Food Standards Agency finds many still unclear on basics despite decades of public education
THEY ARE often endorsed by celebrities and are a staple of women's magazines, but now fad diets are being blamed by experts for confusing people about healthy eating.
A new survey carried out by watchdog body the Food Standards Agency (FSA) has revealed that despite efforts to encourage people to ditch unhealthy habits, most consumers are still unclear about what makes up a balanced diet.
Just over one in 10 people correctly said it was important to eat lots of starchy foods, and only 45% of those surveyed knew that tinned fruit and vegetables counted towards their "five a day" target.
More than half, 58%, realised that foods high in fat and sugar should be eaten only occasionally, but nearly one in five wrongly thought that eating plenty of fruit and vegetables would outweigh the consumption of sugary, fatty foods.
However, the survey of more than 2000 people found that one message appears to be getting through, with nearly three-quarters recognising the importance of lots of fresh fruit and vegetables.
The FSA has redesigned the image it uses to show what makes up a healthy diet for the first time since 1994, in order to make it clearer. The recommended intake of different food groups has not changed, but the newly designed "eatwell plate" uses photographs of different foods and renames some food groups.
FSA head of nutrition Rosemary Hignett said consumers ought to know the proportions of each food group needed for a healthy balanced diet.
"It's not a 10-minute fad. It's a diet for life that we know will help reduce the number of diet-related illnesses such as heart disease, stroke, diabetes and some cancers, which are on the rise in the UK," she said. "This is about a simple, straightforward approach that allows us to enjoy a varied diet that ncludes foods from all groups."
The Atkins diet, perhaps the most famous food craze, took the world by storm five years ago and had celebrity fans including Renee Zellweger. It advocated piles of fatty food and a ban on carbohydrates, and won over millions who dreamt of shrinking to a svelte size by gorging on fry-ups. But doctors branded the diet one of the most dangerous ever, arguing that its high fat content would lead to heart disease.
At the peak of the mania in 2003, some 110,000 Atkins diet books were sold in Britain in a week. However, a year later, after the diet's creator, New York GP Robert Atkins, died, reportedly from obesity-related medical complaints, the bubble burst and weekly sales plummeted to a tenth of that.
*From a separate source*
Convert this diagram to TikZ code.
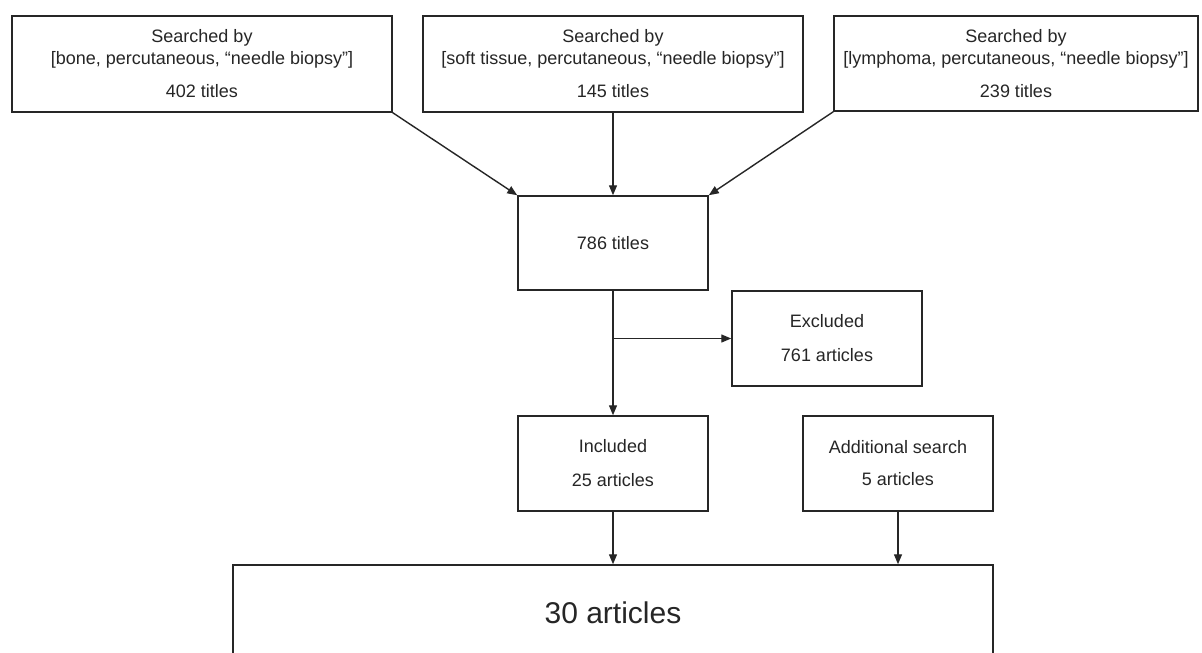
\documentclass[tikz,border=0pt]{standalone}
\usepackage{fontspec}
\setmainfont{Liberation Sans}
\usetikzlibrary{arrows.meta}
\tikzset{
  box/.style={draw=black!85, line width=1.5pt, align=center, inner sep=0pt,
    font=\fontsize{18pt}{22pt}\selectfont, text=black!85},
  conn/.style={draw=black!85, line width=1.4pt, -{Triangle[length=10pt,width=8pt]}},
}
\begin{document}
\begin{tikzpicture}[x=1pt,y=-1pt]
\useasboundingbox (0,0) rectangle (1202,653);
\clip (0,0) rectangle (1202,653);
\fill[white] (0,0) rectangle (1202,653);
\node[box, minimum width=380pt, minimum height=96pt] (b1) at (202,64)
  {Searched by\\{[}bone, percutaneous, “needle biopsy”{]}\\[11pt]402 titles};
\node[box, minimum width=380pt, minimum height=96pt] (b2) at (613,64)
  {Searched by\\{[}soft tissue, percutaneous, “needle biopsy”{]}\\[11pt]145 titles};
\node[box, minimum width=364pt, minimum height=95pt] (b3) at (1016,63.5)
  {Searched by\\{[}lymphoma, percutaneous, “needle biopsy”{]}\\[11pt]239 titles};
\node[box, minimum width=190pt, minimum height=94pt] (t786) at (613,243)
  {786 titles};
\node[box, minimum width=190pt, minimum height=95pt] (exc) at (827,338.5)
  {Excluded\\[12pt]761 articles};
\node[box, minimum width=190pt, minimum height=95pt] (inc) at (613,463.5)
  {Included\\[12pt]25 articles};
\node[box, minimum width=190pt, minimum height=95pt] (add) at (898,463.5)
  {Additional search\\[10pt]5 articles};
\node[box, minimum width=760pt, minimum height=96pt, font=\fontsize{30pt}{34pt}\selectfont] (fin) at (613,613)
  {30 articles};
\coordinate (br) at (613,338.5);
\draw[conn] (b1.south east) -- (t786.north west);
\draw[conn] (b2.south) -- (t786.north);
\draw[conn] (b3.south west) -- (t786.north east);
\draw[conn] (t786.south) -- (inc.north);
\draw[conn] (br) -- (br -| exc.west);
\draw[conn] (inc.south) -- (fin.north -| inc.south);
\draw[conn] (add.south) -- (fin.north -| add.south);
\end{tikzpicture}
\end{document}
The Cambridge diet was one of the first fad-food plans to become a global phenomenon, gaining popularity in the 1980s. A spin-off from a regime developed for astronauts in the 1960s, the lucrative enterprise involved some dieters eating only food produced by the company. But medical experts issued health warnings over the extremely low-calorie diet, which asked people to slash their energy intake to a quarter of normal.
The Zone diet was another bizarre theory that sucked people in, with its founder Barry Sears adopting "hormonal thinking", an approach that claimed a person's hormone levels dictated what combinations of foods they should eat. Other famous fads are the cabbage soup diet, the grapefruit diet and the blood type diet, which prescribes foods according to your blood group.
The most recent craze has been the Glycemic Index (GI) diet, which recommends people eat more foods with low GI ratings, such as oats, that release energy over a long period. Pop star Kylie Minogue and former US president Bill Clinton are among those reported to have followed this regime.
Doctors are more welcoming of this approach, as it is not inherently restrictive, but warn followers to eat a balanced range of foods.